With so many college students “majoring in Fun” and focusing their studies on “sexual scholarship”, education experts are facing a daunting challenge.

The annual meeting of the Association for the Study of Higher Education featured rigorous debate on how student learning outcomes fit into the Obama administration’s new proposed federal ratings system.

As the Obama administration pushes ahead on a controversial plan to create a new federal system for rating colleges – with a focus on affordability, access and outcomes – the subject of how best to assess higher education learning and other outcomes was a particularly hot one here at the annual meeting of the Association for the Study of Higher Education.

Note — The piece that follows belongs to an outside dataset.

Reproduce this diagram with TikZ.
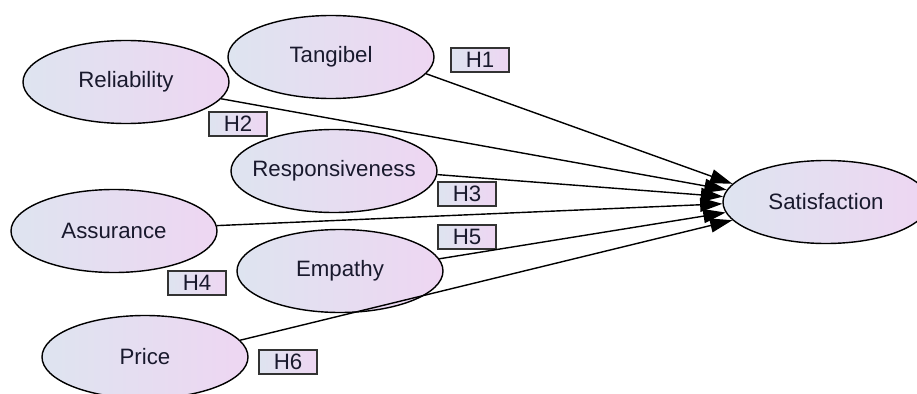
\documentclass[tikz,border=0pt]{standalone}
\usepackage{fontspec}
\setmainfont{Liberation Sans}
\usetikzlibrary{shapes.geometric}
\usetikzlibrary{arrows.meta}

\definecolor{fillleft}{RGB}{222,228,240}
\definecolor{fillright}{RGB}{238,214,242}
\definecolor{inktext}{RGB}{25,25,45}

\begin{document}
\begin{tikzpicture}[%
  x=0.03cm, y=-0.03cm,
  construct/.style={ellipse, draw, line width=1.2pt,
    left color=fillleft, right color=fillright,
    minimum width=6.18cm, minimum height=2.49cm, inner sep=0pt,
    text=inktext, font=\fontsize{19}{22}\selectfont},
  hypo/.style={rectangle, draw=black!80, line width=1.3pt,
    left color=fillleft, right color=fillright,
    minimum width=1.75cm, minimum height=0.72cm, inner sep=0pt,
    text=inktext, font=\fontsize{19}{22}\selectfont},
  effect/.style={line width=1.2pt, -{Triangle[length=19pt,width=12pt]}}]

  \useasboundingbox (0,0) rectangle (917,394);

  \node[construct] (tan) at (331,57) {Tangibel};
  \node[construct] (rel) at (126,82) {Reliability};
  \node[construct] (resp) at (334,171) {\makebox[0pt]{Responsiveness}};
  \node[construct] (assur) at (114,231) {Assurance};
  \node[construct] (emp) at (340,271) {Empathy};
  \node[construct] (price) at (145,357) {Price};
  \node[construct] (sat) at (826,202) {Satisfaction};

  \node[hypo] (h1) at (480,60) {H1};
  \node[hypo] (h2) at (238,124) {H2};
  \node[hypo] (h3) at (467,194) {H3};
  \node[hypo] (h4) at (197,283) {H4};
  \node[hypo] (h5) at (467,237) {H5};
  \node[hypo] (h6) at (288,362) {H6};

  \draw[effect] (tan.-10) -- (sat.169);
  \draw[effect] (rel.-10) -- (sat.173);
  \draw[effect] (resp.-2) -- (sat.177.5);
  \draw[effect] (assur.3) -- (sat.181.5);
  \draw[effect] (emp.7) -- (sat.186);
  \draw[effect] (price.10) -- (sat.191);
\end{tikzpicture}
\end{document}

The first speaker, Lisa Lattuca of the University of Michigan, argued that the most pressing need is for measures of learning as opposed to measures of achievement. Lattuca, a professor in the Center for the Study of Higher and Postsecondary Education, proposed a system in which students would be evaluated on their progress in broadly applicable areas such as critical thinking and communication competency as well as specific learning in their major. The data gleaned from these assessments would serve both to show educators where they are succeeding and where they need to improve, and to inform policy makers and members of the public about what institutions and programs are trying to teach students and whether students are learning it.The importance and the difficulty of measuring student learning proved a central theme of the discussion, as well as the point of most disagreement.

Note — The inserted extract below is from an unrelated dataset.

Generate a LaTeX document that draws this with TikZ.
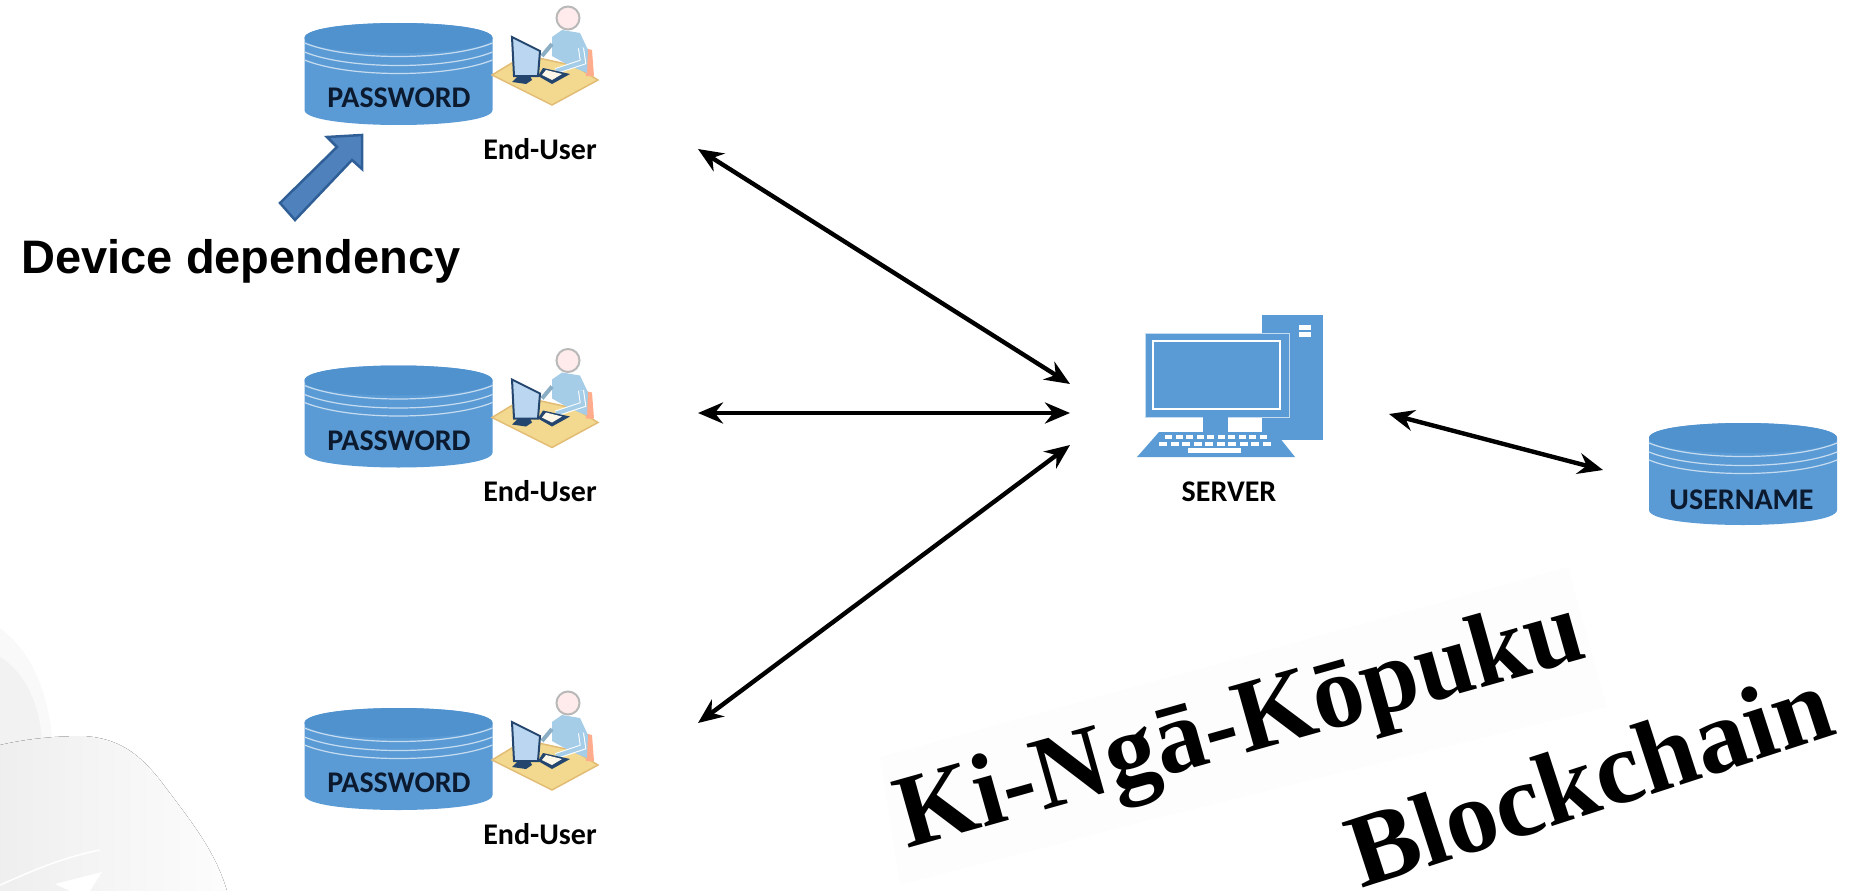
\documentclass[tikz,border=0pt]{standalone}
\usepackage{fontspec}
\usepackage{graphicx}
\setmainfont{Carlito}
\newfontfamily\arialfont{Liberation Sans}
\newfontfamily\timesfont{Liberation Serif}
\usetikzlibrary{arrows.meta}
\definecolor{dbblue}{HTML}{5B9BD5}
\definecolor{dbtop}{HTML}{5092CE}
\definecolor{dbline}{HTML}{C5DCF0}
\definecolor{dbtext}{HTML}{0C1A30}
\definecolor{blockfill}{HTML}{4F81BD}
\definecolor{blockedge}{HTML}{2F5F96}
\definecolor{deskfill}{HTML}{F3D98F}
\definecolor{deskedge}{HTML}{E2BC74}
\definecolor{bodyblue}{HTML}{A5CDE8}
\definecolor{screenblue}{HTML}{BBD6F0}
\definecolor{framedark}{HTML}{24466E}
\definecolor{pastebox}{HTML}{FDFDFD}
\tikzset{
  dblabel/.style={font=\fontsize{30}{32}\selectfont\bfseries, text=dbtext, inner sep=0pt},
  userlabel/.style={font=\fontsize{30}{32}\selectfont\bfseries, text=black, inner sep=0pt},
  bigtext/.style={font=\timesfont\fontsize{104}{108}\selectfont\bfseries, text=black, inner sep=0pt, anchor=base west},
  link/.style={<->, line width=4.4pt},
  dbcyl/.pic={
    \fill[dbblue] (-94,0) -- (-94,72) .. controls (-94,92) and (94,92) .. (94,72) -- (94,0)
      .. controls (94,-20) and (-94,-20) .. (-94,0) -- cycle;
    \fill[dbtop] (-94,0) .. controls (-94,-20) and (94,-20) .. (94,0)
      .. controls (94,20) and (-94,20) .. (-94,0) -- cycle;
    \foreach \dy in {5,14,22}
      \draw[dbline, line width=1.2pt] (-94,\dy) .. controls (-50,{\dy+18}) and (50,{\dy+18}) .. (94,\dy);
  },
  usericon/.pic={
    % desk and chair
    \fill[fill=deskfill, draw=deskedge, line width=1.5pt] (492,75) -- (525,55) -- (575,66) -- (598,80) -- (552,105) -- cycle;
    \fill[red!45!orange!45] (584,48) -- (592,50) -- (594,76) -- (586,76) -- cycle;
    % person
    \fill[bodyblue] (552,37) -- (562,30) -- (580,33) -- (588,50) -- (587,73) -- (570,66) -- (552,56) -- cycle;
    \fill[fill=red!8!white, draw=gray!55, line width=2pt] (568,18) circle (11.5);
    \draw[bodyblue!85!black, line width=4pt] (552,44) -- (542,56);
    \draw[white, line width=6pt] (581,48) -- (583,62) -- (556,71);
    \draw[bodyblue, line width=4pt] (581,48) -- (583,62) -- (556,71);
    % monitor and keyboard
    \fill[framedark] (543,68) -- (570,74) -- (552,84) -- (538,76) -- cycle;
    \fill[white!80!deskfill] (546,70) -- (562,74) -- (552,80) -- (542,75) -- cycle;
    \fill[fill=screenblue, draw=framedark, line width=2pt] (512,37) -- (540,51) -- (538,76) -- (514,76) -- cycle;
    \fill[framedark] (518,76) -- (530,76) -- (532,80) -- (526,84) -- (512,82) -- cycle;
  },
}
\begin{document}
\begin{tikzpicture}[x=1pt, y=-1pt, >={Stealth[length=25pt,width=21pt]}]
  \useasboundingbox (0,0) rectangle (1865,891);

  % Background swirl
  \fill[gray!5] (0,628) .. controls (30,650) and (48,690) .. (52,738) -- (0,760) -- cycle;
  \fill[gray!10] (0,657) .. controls (24,672) and (38,700) .. (42,738) -- (0,760) -- cycle;
  \fill[left color=gray!13, right color=gray!2] (0,745) .. controls (30,738) and (60,736) .. (83,736)
    .. controls (120,738) and (140,755) .. (160,780) .. controls (190,820) and (215,850) .. (227,891) -- (0,891) -- cycle;
  \draw[white, line width=1.5pt] (0,885) .. controls (30,872) and (60,858) .. (100,850);
  \fill[white] (55,884) -- (102,872) -- (90,891) -- (70,891) -- cycle;

  % Faint box behind the first title
  \fill[pastebox] (880,757) -- (1568,567) -- (1607,707) -- (1150,820) -- (900,885) -- cycle;

  % End users with password stores
  \foreach \row/\yy in {1/0, 2/342.5, 3/685} {
    \pic at (398.5,{38+\yy}) {dbcyl};
    \node[dblabel] (pw\row) at (399,{98+\yy}) {PASSWORD};
    \pic at (0,\yy) {usericon};
    \node[userlabel] (user\row) at (540,{149+\yy}) {End-User};
  }

  % Server
  \fill[dbblue] (1262,315) rectangle (1323,440);
  \fill[white] (1299,325) rectangle (1311,330);
  \fill[white] (1299,332) rectangle (1311,337);
  \fill[dbblue, draw=dbline, line width=1pt] (1145,333) rectangle (1289,417);
  \draw[white, line width=1.3pt] (1153,341) rectangle (1280,409);
  \fill[dbblue] (1203,417) rectangle (1228,432);
  \fill[dbblue] (1159,432) -- (1275,432) -- (1295,457) -- (1137,457) -- cycle;
  \foreach \kx in {0,...,9} {
    \fill[white] ({1165+\kx*10.5},435) rectangle ({1172+\kx*10.5},438.5);
    \fill[white] ({1159+\kx*11.5},442) rectangle ({1167+\kx*11.5},446);
  }
  \fill[white] (1188,448) rectangle (1241,453);
  \node[userlabel] (srv) at (1229,492) {SERVER};

  % Username store
  \pic at (1743,438) {dbcyl};
  \node[dblabel] (uname) at (1741.5,500) {USERNAME};

  % Link ends
  \coordinate (user1port) at (698,149);
  \coordinate (user2port) at (698,413);
  \coordinate (user3port) at (698,723);
  \coordinate (srvport1) at (1070,384);
  \coordinate (srvport2) at (1070,413);
  \coordinate (srvport3) at (1070,445);
  \coordinate (srvport4) at (1389,414);
  \coordinate (unameport) at (1603,470);
  \draw[link] (user1port) -- (srvport1);
  \draw[link] (user2port) -- (srvport2);
  \draw[link] (user3port) -- (srvport3);
  \draw[link] (srvport4) -- (unameport);

  % Block arrow
  \filldraw[fill=blockfill, draw=blockedge, line width=2.5pt, line join=miter]
    (280,203) -- (337,147) -- (327,137) -- (362,135) -- (362,169) -- (352,160) -- (295,220) -- cycle;
  \node[font=\arialfont\fontsize{47}{50}\selectfont\bfseries, inner sep=0pt] (devdep) at (241,261) {Device dependency};

  % Slanted titles
  \node[bigtext, rotate=15.7] (kinga) at (907,849) {\scalebox{.98}[1]{Ki-Ngā-Kōpuku}};
  \node[bigtext, rotate=18] (bchain) at (1361,889) {\scalebox{1.01}[1]{Blockchain}};
\end{tikzpicture}
\end{document}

That’s not surprising considering the current state of the broader debate on assessment: while affordability and access are also key aspects of the equation (and are not necessarily easy to measure, either), the issue of learning outcomes has tended to be most contentious. “Throughput” outcomes (i.e., completion rates) are simple enough to track – though even their accuracy is disputed – but the question of what exactly students are gaining on their way through is another matter entirely.

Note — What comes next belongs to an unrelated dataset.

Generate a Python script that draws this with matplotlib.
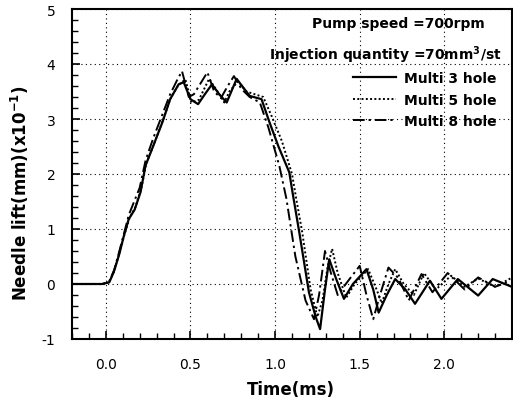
import matplotlib
matplotlib.use("Agg")
import matplotlib.pyplot as plt
from matplotlib.patches import Rectangle

plt.rcParams['font.family'] = ['DejaVu Sans']
plt.rcParams['axes.unicode_minus'] = False

# Multi 3 hole (solid)
t3 = [-0.2, -0.1, -0.02, 0.02, 0.047, 0.08, 0.106, 0.135, 0.17, 0.205, 0.234, 0.28, 0.334, 0.38,
      0.43, 0.46, 0.50, 0.545, 0.585, 0.627, 0.67, 0.714, 0.773, 0.81, 0.85, 0.92, 0.967, 1.02,
      1.084, 1.104, 1.143, 1.2, 1.24, 1.266, 1.295, 1.32, 1.36, 1.407, 1.46, 1.54, 1.58, 1.612,
      1.66, 1.71, 1.77, 1.827, 1.915, 1.983, 2.08, 2.2, 2.286, 2.39]
y3 = [0.0, 0.0, 0.0, 0.03, 0.22, 0.55, 0.87, 1.18, 1.35, 1.67, 2.15, 2.51, 2.94, 3.36,
      3.63, 3.67, 3.36, 3.27, 3.45, 3.63, 3.45, 3.3, 3.73, 3.58, 3.42, 3.36, 2.94, 2.5,
      2.03, 1.65, 0.94, -0.15, -0.6, -0.82, -0.1, 0.45, 0.1, -0.27, 0.0, 0.27, -0.1, -0.52,
      -0.2, 0.09, -0.1, -0.36, 0.06, -0.27, 0.09, -0.21, 0.09, -0.04]

# Multi 5 hole (dotted)
t5 = [-0.2, -0.1, -0.02, 0.02, 0.05, 0.08, 0.11, 0.14, 0.175, 0.21, 0.24, 0.285, 0.34, 0.385,
      0.43, 0.47, 0.505, 0.55, 0.61, 0.66, 0.70, 0.73, 0.78, 0.83, 0.87, 0.93, 0.98, 1.04,
      1.10, 1.125, 1.16, 1.21, 1.25, 1.28, 1.31, 1.337, 1.37, 1.42, 1.47, 1.55, 1.60, 1.63,
      1.67, 1.71, 1.76, 1.82, 1.88, 1.95, 2.04, 2.12, 2.2, 2.3, 2.39]
y5 = [0.0, 0.0, 0.0, 0.04, 0.24, 0.57, 0.9, 1.2, 1.4, 1.75, 2.2, 2.55, 3.0, 3.4,
      3.62, 3.72, 3.3, 3.35, 3.73, 3.5, 3.3, 3.5, 3.68, 3.5, 3.46, 3.4, 3.05, 2.6,
      2.0, 1.55, 0.95, -0.1, -0.6, -0.3, 0.3, 0.64, 0.2, -0.25, 0.0, 0.27, -0.1, -0.35,
      0.0, 0.27, 0.0, -0.2, 0.2, -0.1, 0.15, -0.05, 0.1, -0.05, 0.1]

# Multi 8 hole (dash-dot)
t8 = [-0.2, -0.1, -0.02, 0.02, 0.05, 0.08, 0.11, 0.135, 0.166, 0.2, 0.235, 0.28, 0.33, 0.38,
      0.42, 0.45, 0.49, 0.52, 0.56, 0.60, 0.64, 0.68, 0.72, 0.757, 0.80, 0.85, 0.91, 0.96,
      1.025, 1.067, 1.12, 1.18, 1.23, 1.26, 1.295, 1.33, 1.37, 1.43, 1.5, 1.54, 1.58, 1.62,
      1.67, 1.73, 1.79, 1.865, 1.93, 2.02, 2.12, 2.2, 2.3, 2.39]
y8 = [0.0, 0.0, 0.0, 0.05, 0.26, 0.6, 0.95, 1.25, 1.49, 1.75, 2.25, 2.65, 3.05, 3.45,
      3.7, 3.87, 3.4, 3.45, 3.65, 3.85, 3.5, 3.38, 3.6, 3.78, 3.55, 3.4, 3.3, 2.85,
      2.15, 1.55, 0.5, -0.3, -0.64, -0.2, 0.6, 0.2, -0.2, 0.05, 0.33, -0.2, -0.64, -0.2,
      0.3, 0.1, -0.3, 0.18, -0.15, 0.2, -0.1, 0.12, -0.05, 0.05]

xticks = [0.0, 0.5, 1.0, 1.5, 2.0]
xticklabels = ['0.0', '0.5', '1.0', '1.5', '2.0']
yticks = [-1, 0, 1, 2, 3, 4, 5]
labels = ['Multi 3 hole', 'Multi 5 hole', 'Multi 8 hole']

W, H = 513, 406
fig = plt.figure(figsize=(W/100, H/100), dpi=100)
ax = fig.add_axes([72/W, 1-340/H, (512-72)/W, (340-10)/H])

ax.set_xlim(-0.2, 2.4)
ax.set_ylim(-1, 5)
ax.set_xticks(xticks)
ax.set_xticklabels(xticklabels)
ax.set_yticks(yticks)
ax.set_xticks([i/10 for i in range(-2, 25)], minor=True)
ax.set_yticks([-1 + 0.2*i for i in range(31)], minor=True)
ax.tick_params(which='both', direction='in', top=False, right=False, labelsize=10)
ax.tick_params(axis='x', which='major', pad=13)
ax.tick_params(axis='y', which='major', pad=12)
ax.tick_params(which='major', length=6, width=1.2)
ax.tick_params(which='minor', length=4, width=1.0)
ax.grid(True, which='major', linestyle=(0, (1, 3)), color='black', linewidth=0.8)
for s in ax.spines.values():
    s.set_linewidth(1.5)

ax.plot(t3, y3, color='black', linestyle='-', linewidth=1.6, label=labels[0], zorder=3)
ax.plot(t5, y5, color='black', linestyle=(0, (1, 1.2)), linewidth=1.4, label=labels[1], zorder=3)
ax.plot(t8, y8, color='black', linestyle=(0, (6, 2, 1.2, 2)), linewidth=1.4, label=labels[2], zorder=3)

# white masks hiding the grid behind the annotation block
ax.add_patch(Rectangle((0.985, 3.9), 1.5, 1.2, facecolor='white', edgecolor='none', zorder=1.5))
ax.add_patch(Rectangle((1.395, 2.55), 1.1, 1.5, facecolor='white', edgecolor='none', zorder=1.5))

ax.text((398-72)/440, (340-24)/330, 'Pump speed =700rpm', transform=ax.transAxes,
        ha='center', va='center', fontsize=10, fontweight='bold', zorder=4)
ax.text((502-72)/440, (340-55)/330, 'Injection quantity =70mm$^{\\mathbf{3}}$/st',
        transform=ax.transAxes, ha='right', va='center', fontsize=10, fontweight='bold', zorder=4)

leg = ax.legend(loc='upper left', bbox_to_anchor=((353-72)/440, (340-72)/330), frameon=False,
                prop={'weight': 'bold', 'size': 10}, handlelength=3.1, handletextpad=0.55,
                labelspacing=0.55, borderpad=0.0, borderaxespad=0.0)
leg.set_zorder(5)

fig.text(291/W, 1-390/H, 'Time(ms)', ha='center', va='center', fontsize=12, fontweight='bold')
fig.text(20/W, 1-193/H, 'Needle lift(mm)(x10$^{\\mathbf{-1}}$)', ha='center', va='center',
         rotation=90, fontsize=12, fontweight='bold')

fig.savefig('out.png', dpi=100)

Despite a federal focus on educational quality that began some eight years ago with the Spellings Commission, efforts to quantify actual learning have made little clear headway – and many in higher education remain concerned that any such efforts must be dangerously reductive.

One panel speaker, Robert Shireman, former U.S. deputy under secretary of education and now executive director of California Competes, said that the best-case scenario would be a sort of “Thinkbit” for students – like a Fitbit, a wearable device that tracks the user’s physical activity. But the Thinkbit would tell you, “Is there real learning going on?”